8. Statistics, statistics and more statistics

Sounds boring? It shouldn’t do. Your provider should have a handle on your performance both from a study perspective and from a progress perspective. In fact, an ideal provider will ensure you have access to this information in an easily digestible form for yourself. How long have you been studying a given subject? How are you improving in your progress tests or end of course exams? All of this is an important motivator for you the student, and also for the provider – it gives them not only insight into how you are doing, but also how effective their material is for you personally. A good provider will be keeping an eye on this for you. In fact, as a provider they should also be obtaining statistics on the performance of their “questions” and “tests”. For example, each question should have statistics available to the provider on how many times it has been used, and the percentages of students who got it right and wrong. That gives an indication of the effectiveness of the question. In the same way, the provider should have statistics available for the performance of the “tests and exams”, including average pass marks for each test. Again this ensures the effectiveness of the test and exam (if every student passes a given test or exam with 100%, then the test is not effective – it’s too easy!).

9. Crash Courses

Not literally! But some training organisations offer “zero to hero” courses. For example “Pass all 9 theoretical knowledge examinations in 7 days”. Well, trust us when we say that’s going to be unlikely with the current online testing system employed by the CAA unless you have already performed a significant amount of study before attending the “7-day course”. Since the CAA exam questions are updated regularly, and because they can (and do) ask questions in any part of the syllabus for a given subject, it's impossible to guarantee that if you only study certain parts of the syllabus that you’ll get questions limited to those areas you’ve studied. Additionally, the whole purpose of the theoretical subjects (and examinations) is that the pilot is expected (indeed must) know the subject matter – and not just “parts of it” or “answers to certain questions”.

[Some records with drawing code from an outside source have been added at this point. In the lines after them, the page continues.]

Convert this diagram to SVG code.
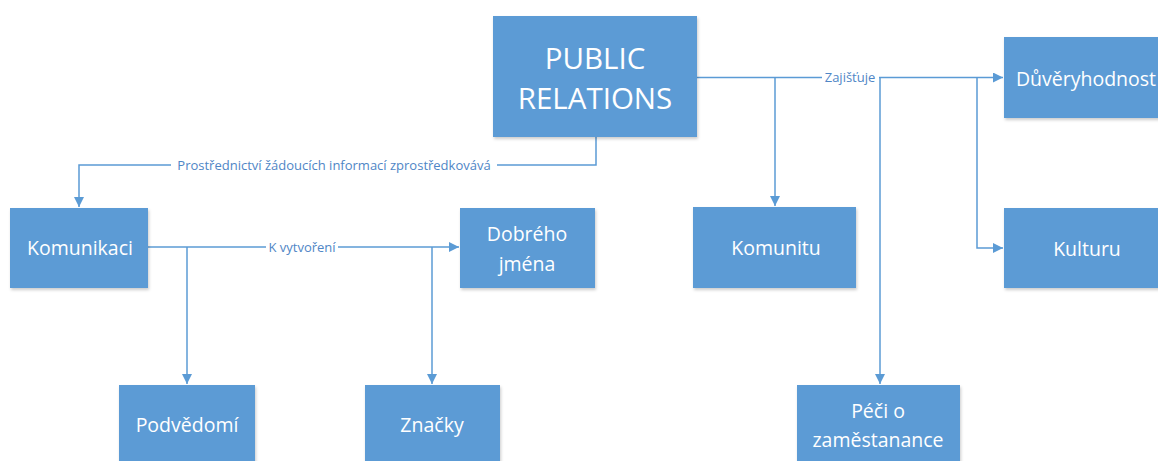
<svg xmlns="http://www.w3.org/2000/svg" width="1158" height="461" viewBox="0 0 1158 461">
<defs>
<style>
.box{fill:#5B9BD5;filter:url(#sh)}
.t{fill:#fff;font-family:"Open Sans","Noto Sans",sans-serif;font-size:19.5px;text-anchor:middle;dominant-baseline:central}
.big{font-size:29.5px}
.c{fill:none;stroke:#5B9BD5;stroke-width:1.5}
.a{marker-end:url(#arr)}
.lb{fill:#4F86C6;font-family:"Open Sans","Noto Sans",sans-serif;font-size:13px;text-anchor:middle;dominant-baseline:central}
.bg{fill:#fff}
</style>
<filter id="sh" x="-10%" y="-10%" width="120%" height="130%">
<feDropShadow dx="1" dy="2" stdDeviation="1.5" flood-color="#000" flood-opacity="0.2"/>
</filter>
<marker id="arr" markerUnits="userSpaceOnUse" markerWidth="11" markerHeight="11" refX="10" refY="5" orient="auto">
<path d="M0,0 L10,5 L0,10 z" fill="#5B9BD5"/>
</marker>
</defs>
<rect width="1158" height="461" fill="#fff"/>
<g id="connectors">
<path class="c a" d="M596,137 V165 H79 V207"/>
<path class="c a" d="M697,77.5 H1003"/>
<path class="c a" d="M775,77.5 V206"/>
<path class="c a" d="M880,77.5 V384"/>
<path class="c a" d="M977,77.5 V248 H1003"/>
<path class="c a" d="M148,247 H459"/>
<path class="c a" d="M187,247 V384"/>
<path class="c a" d="M432,247 V384"/>
<rect class="bg" x="171" y="157" width="326" height="16"/>
<text class="lb" x="334" y="165">Prostřednictví žádoucích informací zprostředkovává</text>
<rect class="bg" x="822" y="70" width="57" height="15"/>
<text class="lb" x="850" y="77">Zajišťuje</text>
<rect class="bg" x="266" y="239" width="72" height="16"/>
<text class="lb" x="302" y="247">K vytvoření</text>
</g>
<g id="pr"><rect class="box" x="493" y="16" width="204" height="121"/><text class="t big" x="595" y="57">PUBLIC</text><text class="t big" x="595" y="97">RELATIONS</text></g>
<g id="duveryhodnost"><rect class="box" x="1004" y="37" width="160" height="81"/><text class="t" x="1086" y="78">Důvěryhodnost</text></g>
<g id="kulturu"><rect class="box" x="1004" y="208" width="160" height="80"/><text class="t" x="1087" y="248">Kulturu</text></g>
<g id="komunitu"><rect class="box" x="693" y="207" width="163" height="81"/><text class="t" x="776" y="247">Komunitu</text></g>
<g id="komunikaci"><rect class="box" x="10" y="208" width="138" height="80"/><text class="t" x="80" y="247">Komunikaci</text></g>
<g id="dobreho"><rect class="box" x="460" y="208" width="135" height="80"/><text class="t" x="527" y="233">Dobrého</text><text class="t" x="527" y="263">jména</text></g>
<g id="podvedomi"><rect class="box" x="119" y="385" width="136" height="90"/><text class="t" x="187" y="424">Podvědomí</text></g>
<g id="znacky"><rect class="box" x="365" y="385" width="135" height="90"/><text class="t" x="432" y="424">Značky</text></g>
<g id="peci"><rect class="box" x="797" y="385" width="163" height="90"/><text class="t" x="878" y="410">Péči o</text><text class="t" x="878" y="439">zaměstanance</text></g>
</svg>
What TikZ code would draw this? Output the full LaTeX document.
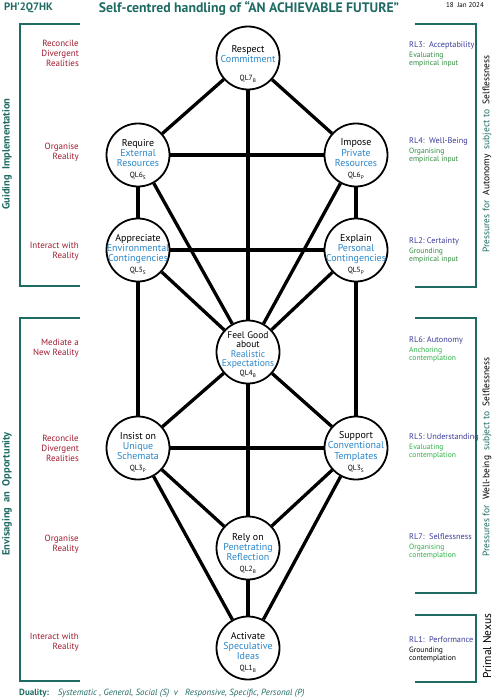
\documentclass[tikz,border=0pt]{standalone}
\usepackage{fontspec}
\setmainfont{PT Sans}
\definecolor{phteal}{HTML}{1F6B64}
\definecolor{realred}{HTML}{A0192E}
\definecolor{qblue}{HTML}{2A86C9}
\definecolor{rlblue}{HTML}{3B3C98}
\definecolor{empgreen}{HTML}{2E8A3E}
\definecolor{congreen}{HTML}{2EAF48}
\newcommand{\qb}[1]{\textcolor{qblue}{#1}}
\newcommand{\rlname}[1]{\textcolor{rlblue}{\fontsize{8.3}{9}\selectfont #1}\\[2bp]}

\begin{document}
\begin{tikzpicture}[x=1bp,y=-1bp,
    qnode/.style={draw,circle,line width=1.8bp,minimum size=63bp,inner sep=0},
    qtext/.style={align=center,inner sep=0,font=\fontsize{10}{10.5}\selectfont},
    qlab/.style={inner sep=0,font=\fontsize{7.5}{8}\selectfont},
    link/.style={line width=3.3bp},
    bracket/.style={draw=phteal,line width=1.6bp},
    levellab/.style={anchor=east,align=right,inner sep=0,text=realred,font=\fontsize{9}{10}\selectfont},
    rllab/.style={anchor=north west,align=left,inner sep=0,font=\fontsize{7.6}{8.3}\selectfont},
    sidelab/.style={rotate=90,inner sep=0,font=\fontsize{9.5}{11}\selectfont}]
  \useasboundingbox (0,0) rectangle (495,700);

  % header
  \node[anchor=west,inner sep=0,text=phteal,font=\bfseries\fontsize{10.8}{12}\selectfont] (code) at (4,8) {PH’2Q7HK};
  \node[inner sep=0,text=phteal,font=\bfseries\fontsize{13.8}{15}\selectfont] (title) at (249,8) {Self-centred handling of “AN ACHIEVABLE FUTURE”};
  \node[anchor=east,inner sep=0,font=\fontsize{7}{8}\selectfont] (date) at (484,5) {18\ \ Jan 2024};

  % holons
  \node[qnode] (ql7) at (248,58) {};
  \node[qnode] (ql6s) at (138,155) {};
  \node[qnode] (ql6p) at (356,155) {};
  \node[qnode] (ql5s) at (138,250) {};
  \node[qnode] (ql5p) at (356,250) {};
  \node[qnode] (ql4) at (248,352) {};
  \node[qnode] (ql3p) at (138,448) {};
  \node[qnode] (ql3s) at (356,448) {};
  \node[qnode] (ql2) at (248,548) {};
  \node[qnode] (ql1) at (248,648) {};

  \node[qtext] (t7) at ([yshift=4bp]ql7) {Respect\\\qb{Commitment}};
  \node[qtext] (t6s) at ([yshift=2bp]ql6s) {Require\\\qb{External}\\\qb{Resources}};
  \node[qtext] (t6p) at ([yshift=2bp]ql6p) {Impose\\\qb{Private}\\\qb{Resources}};
  \node[qtext] (t5s) at ([yshift=1bp]ql5s) {Appreciate\\\qb{Environmental}\\\qb{Contingencies}};
  \node[qtext] (t5p) at ([yshift=1bp]ql5p) {Explain\\\qb{Personal}\\\qb{Contingencies}};
  \node[qtext,font=\fontsize{9.6}{9.5}\selectfont] (t4) at ([yshift=2bp]ql4) {Feel Good\\about\\\qb{Realistic}\\\qb{Expectations}};
  \node[qtext] (t3p) at ([yshift=2bp]ql3p) {Insist on\\\qb{Unique}\\\qb{Schemata}};
  \node[qtext] (t3s) at ([yshift=2bp]ql3s) {Support\\\qb{Conventional}\\\qb{Templates}};
  \node[qtext] (t2) at ([yshift=1bp]ql2) {Rely on\\\qb{Penetrating}\\\qb{Reflection}};
  \node[qtext] (t1) at ([yshift=2bp]ql1) {Activate\\\qb{Speculative}\\\qb{Ideas}};

  \node[qlab] (l7) at ([yshift=-21bp]ql7) {QL7\textsubscript{B}};
  \node[qlab] (l6s) at ([yshift=-21bp]ql6s) {QL6\textsubscript{S}};
  \node[qlab] (l6p) at ([yshift=-21bp]ql6p) {QL6\textsubscript{P}};
  \node[qlab] (l5s) at ([yshift=-21bp]ql5s) {QL5\textsubscript{S}};
  \node[qlab] (l5p) at ([yshift=-21bp]ql5p) {QL5\textsubscript{P}};
  \node[qlab] (l4) at ([yshift=-22bp]ql4) {QL4\textsubscript{B}};
  \node[qlab] (l3p) at ([yshift=-21bp]ql3p) {QL3\textsubscript{P}};
  \node[qlab] (l3s) at ([yshift=-21bp]ql3s) {QL3\textsubscript{S}};
  \node[qlab] (l2) at ([yshift=-22bp]ql2) {QL2\textsubscript{B}};
  \node[qlab] (l1) at ([yshift=-21bp]ql1) {QL1\textsubscript{B}};

  \foreach \a/\b in {ql7/ql6s,ql7/ql6p,ql7/ql4,ql6s/ql6p,ql6s/ql5s,ql6p/ql5p,ql6s/ql4,ql6p/ql4,
      ql5s/ql5p,ql5s/ql4,ql5p/ql4,ql5s/ql3p,ql5p/ql3s,ql4/ql3p,ql4/ql3s,ql4/ql2,
      ql3p/ql3s,ql3p/ql2,ql3s/ql2,ql3p/ql1,ql3s/ql1,ql2/ql1}
    \draw[link] (\a) -- (\b);

  % left side
  \draw[bracket] (80,24) -- (20,24) -- (20,286) -- (80,286);
  \draw[bracket] (80,318) -- (20,318) -- (20,681) -- (80,681);
  \node[sidelab,text=phteal,font=\bfseries\fontsize{10.5}{12}\selectfont] (guide) at (7,154) {Guiding\ \ Implementation};
  \node[sidelab,text=phteal,font=\bfseries\fontsize{10.5}{12}\selectfont] (envis) at (7,494) {Envisaging\ \ an\ \ Opportunity};
  \node[levellab] (lev7a) at (79,53) {Reconcile\\Divergent\\Realities};
  \node[levellab] (lev6a) at (79,152) {Organise\\Reality};
  \node[levellab] (lev5a) at (79,251) {Interact with\\Reality};
  \node[levellab] (lev4) at (79,348) {Mediate a\\New Reality};
  \node[levellab] (lev3) at (79,448) {Reconcile\\Divergent\\Realities};
  \node[levellab] (lev2) at (79,544) {Organise\\Reality};
  \node[levellab] (lev1) at (79,642) {Interact with\\Reality};

  % right side
  \draw[bracket] (415,24) -- (476,24) -- (476,287) -- (415,287);
  \draw[bracket] (415,318) -- (476,318) -- (476,593) -- (415,593);
  \draw[bracket] (415,615) -- (476,615) -- (476,682) -- (415,682);
  \node[sidelab] (auto) at (487,154) {\textcolor{phteal}{Pressures for} \ Autonomy \ \textcolor{phteal}{subject to} \ Selflessness};
  \node[sidelab] (well) at (487,457) {\textcolor{phteal}{Pressures for} \ Well-being \ \textcolor{phteal}{subject to} \ Selflessness};
  \node[sidelab,font=\fontsize{11.5}{12}\selectfont] (nexus) at (487,646) {Primal Nexus};
  \node[rllab,text=empgreen] (rl3) at (409,41) {\rlname{RL3:\ \ Acceptability}Evaluating\\empirical input};
  \node[rllab,text=empgreen] (rl4) at (409,137) {\rlname{RL4:\ \ Well-Being}Organising\\empirical input};
  \node[rllab,text=empgreen] (rl2) at (409,237) {\rlname{RL2:\ Certainty}Grounding\\empirical input};
  \node[rllab,text=congreen] (rl6) at (409,336) {\rlname{RL6:\ Autonomy}Anchoring\\contemplation};
  \node[rllab,text=congreen] (rl5) at (409,433) {\rlname{RL5:\ Understanding}Evaluating\\contemplation};
  \node[rllab,text=congreen] (rl7) at (409,533) {\rlname{RL7:\ \ Selflessness}Organising\\contemplation};
  \node[rllab,text=black] (rl1) at (409,636) {\rlname{RL1:\ \ Performance}Grounding\\contemplation};

  % footer
  \node[anchor=west,inner sep=0,text=phteal,font=\fontsize{9}{10}\selectfont] (duality) at (19,693)
    {\textbf{Duality:}\quad\textit{Systematic , General, Social (S)\ \ v\ \ \ Responsive, Specific, Personal (P)}};
\end{tikzpicture}
\end{document}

10. Don’t use “the internet”

“Google is your friend” they say. But certainly not for ground school studies! Whilst it's good to search for reputable ground school providers, don’t (for example) go asking google a specific question on air law, or principles of flight! You’ll come up with different answers each time, and that will only lead to confusion. It’s also worth pointing out that some answers will be different depending on the country the material was written in (and often that’s not clear – there is a lot of USA content for example that differs from European or UK regulations and practices). Similarly, beware of “vloggers” and video content unless it comes from a reliable, well known or trusted source or provider!